When you fill a PET bottle using the BMBF process, it should end up very firm…approaching but not equaling the firmness of a new, unopened bottle of soda.  What typically happens is that it’s pretty firm right after filling. I place the bottle in the fridge and check it again in 10 minutes. If by then the bottle isn’t very hard, I invert the bottle and cap on the foam once more. That usually takes care of any storage issues. If it still isn’t firm after a second try, I know the PET bottle cap is likely worn out. I switch out for a newer cap, and throw away/recycle the old cap.

Here’s a photo of an never opened 64 oz soda bottle. Almost no indentation with a firm squeeze:


full plastic soda bottle


Here’s a filled 1 liter right after filling and capping on foam. It’s pretty firm…see how there is some give?


plastic bottle beer just filled


Here’s how it looked 20 minutes later and still chilled – much more firm, and of a firmness that will allow extended storage that maintains adequate carbonation. If it wasn’t as firm as shown, and it wasn’t going to be consumed that evening, I’d have topped off the bottle with more beer, inverted, and capped on foam again. That normally does the trick.


home brewed beer in plastic bottle properly carbonated


This is how I take small/medium volumes of homebrew around locally. It’s my exclusive method for camping now. I fill some small singles for that afternoon quenchers – low volume times when we wouldn’t drink a whole growler. I also fill some 2 liters (growlers) for the evenings around the fire telling fish stories, etc. when we’ll be drinking at a pace that the beer from growlers will still be appropriately carbonated.

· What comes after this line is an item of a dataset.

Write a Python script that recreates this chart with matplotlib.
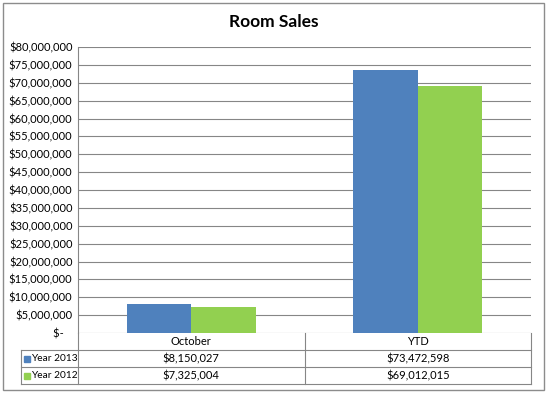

In earlier blogs I talked about taking Summer Shandy and also Honey Chamomile Wheat to parties. In both those cases I filled 2 liter PET bottles – 6 of them – with these brews. I put the 6 growlers in a big freezer bag (the ones you can buy at Costco) with some cold packs. It works great and you can leave the growlers behind after you leave without losing anything valuable. Also, they aren’t breakable if the party gets rowdy.

The great part is that between you and friends you can get a ton of PET bottles for free! Many families drink soda , sparkling water, etc. Just ask them to save you the empties. A bit of Ivory dish soap cleans them out and rinses well for no aftertaste.

If you’re looking for a durable, convenient, almost free, and effective way for beer on the go, give the BMBF process a try with PET bottles. You might find it suits your beer on the go needs as well as it does for me.

Post by Brewer kcpup

  1. 3 Responses to “Beer on the Go in PET Bottles”

  2. Sweet! A great idea for on the go. Glass growlers could be filled this way to have better carbonation,but plastic is much safer when things are busy as in camping, boating,etc. Good info

    By Head First Brewing on Apr 6, 2013

  3. I suppose the only drawback may be the beer is susceptible to UV rays in a clear PET bottle. I suppose if they are kept out of the sun in a cooler until ready to drink it would be OK. Maybe the whole UV thing is not as fast-acting as I have read, I’m sure it’s not a big deal, just thought I’d mention it in case you have any experience down the road with “skunking”

    By Joe Dirt on Apr 17, 2013

  4. I’ve had one of these for about 10 years and other than replacing the rubber o-ring about 3 years ago I’ve never had an issue with iit. I also have two 5g soda kegs, but this thing is so easy that I often use it over the kegs… I just save my 2L bottles for a while and fill them with beer from the fermenter, then carbonate the bottles one or two at a time as needed. This way I can have 4-5 “types” of beer on hand at all times. Also works well to carbonate things like lemonade or cranberry juice mixed with water for healthier “soda” options.